(Saved data entries)
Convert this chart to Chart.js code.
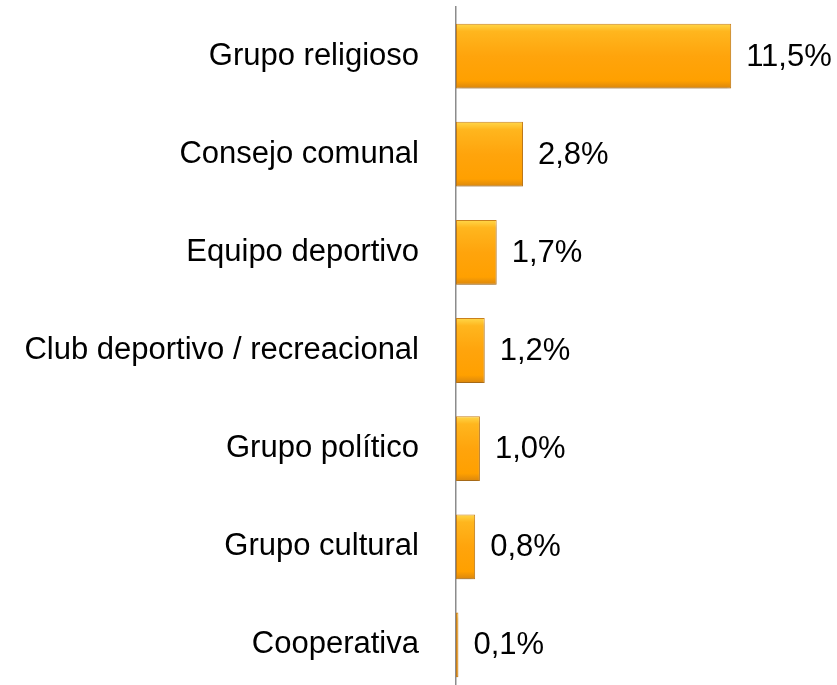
<!DOCTYPE html>
<html>
<head>
<meta charset="utf-8">
<script src="https://cdn.jsdelivr.net/npm/chart.js@4/dist/chart.umd.min.js"></script>
<style>
  html, body { margin: 0; padding: 0; background: #fff; overflow: hidden; }
  canvas { display: block; }
</style>
</head>
<body>
<canvas id="myChart" width="837" height="694"></canvas>
<script>
const categories = [
    'Grupo religioso',
    'Consejo comunal',
    'Equipo deportivo',
    'Club deportivo / recreacional',
    'Grupo político',
    'Grupo cultural',
    'Cooperativa'
]
const values = [11.5, 2.8, 1.7, 1.2, 1.0, 0.8, 0.1]

const FONT = 'Arial, "Liberation Sans", sans-serif'

// gradient per bar, built from the category scale position
const barFill = (c) => {
    const chart = c.chart
    const s = chart.scales && chart.scales.y
    if (!s || !chart.chartArea) return '#FFA40C'
    const yc = s.getPixelForValue(c.dataIndex)
    const h = 65
    const g = chart.ctx.createLinearGradient(0, yc - h / 2, 0, yc + h / 2)
    g.addColorStop(0, '#FFD84A')
    g.addColorStop(0.12, '#FFB61E')
    g.addColorStop(0.5, '#FFA40C')
    g.addColorStop(0.88, '#FFA000')
    g.addColorStop(1, '#D9860E')
    return g
}

const shadowPlugin = {
    id: 'shadow',
    beforeDatasetDraw(chart) {
        const ctx = chart.ctx
        ctx.save()
        ctx.shadowColor = 'rgba(0,0,0,0.18)'
        ctx.shadowBlur = 3
        ctx.shadowOffsetY = 5
    },
    afterDatasetDraw(chart) {
        chart.ctx.restore()
    }
}

const valueLabels = {
    id: 'valueLabels',
    afterDatasetsDraw(chart) {
        const ctx = chart.ctx
        const meta = chart.getDatasetMeta(0)
        ctx.save()
        ctx.font = '31px ' + FONT
        ctx.fillStyle = '#000'
        ctx.textAlign = 'left'
        ctx.textBaseline = 'middle'
        meta.data.forEach((bar, i) => {
            const txt = values[i].toFixed(1).replace('.', ',') + '%'
            ctx.fillText(txt, bar.x + 15, bar.y + 1)
        })
        ctx.restore()
    }
}

const ctx = document.getElementById('myChart').getContext('2d')

const myChart = new Chart(ctx, {
    type: 'bar',
    data: {
        labels: categories,
        datasets: [{
            data: values,
            backgroundColor: barFill,
            borderColor: '#C9801C',
            borderWidth: 1,
            borderSkipped: false,
            categoryPercentage: 1,
            barPercentage: 0.66
        }]
    },
    options: {
        indexAxis: 'y',
        responsive: false,
        animation: false,
        layout: { padding: { top: 7, right: 46, bottom: 0, left: 0 } },
        plugins: {
            legend: { display: false },
            tooltip: { enabled: false }
        },
        scales: {
            x: {
                display: false,
                min: 0,
                max: 14
            },
            y: {
                afterFit: (scale) => {
                    scale.width = 456
                    scale.paddingTop = 0
                    scale.paddingBottom = 0
                },
                grid: { display: false, drawTicks: false },
                border: { display: true, color: '#8c8c8c', width: 1.5 },
                ticks: {
                    color: '#000',
                    padding: 37,
                    font: { family: FONT, size: 31 }
                }
            }
        }
    },
    plugins: [shadowPlugin, valueLabels]
})
</script>
</body>
</html>
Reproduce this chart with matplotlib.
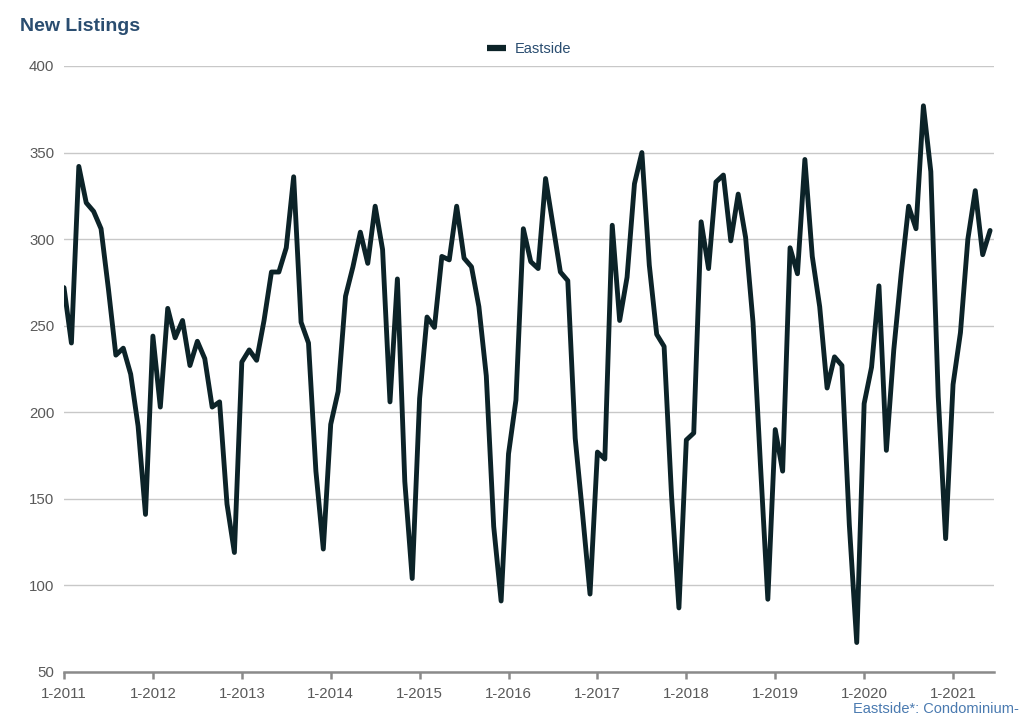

▶ **AIM OF THE EXERCISE**:
Extract each line holding the string "this".

▶ **WRITTEN ANSWER**:
Convert this chart to Chart.js code.
Reproduce this chart with matplotlib.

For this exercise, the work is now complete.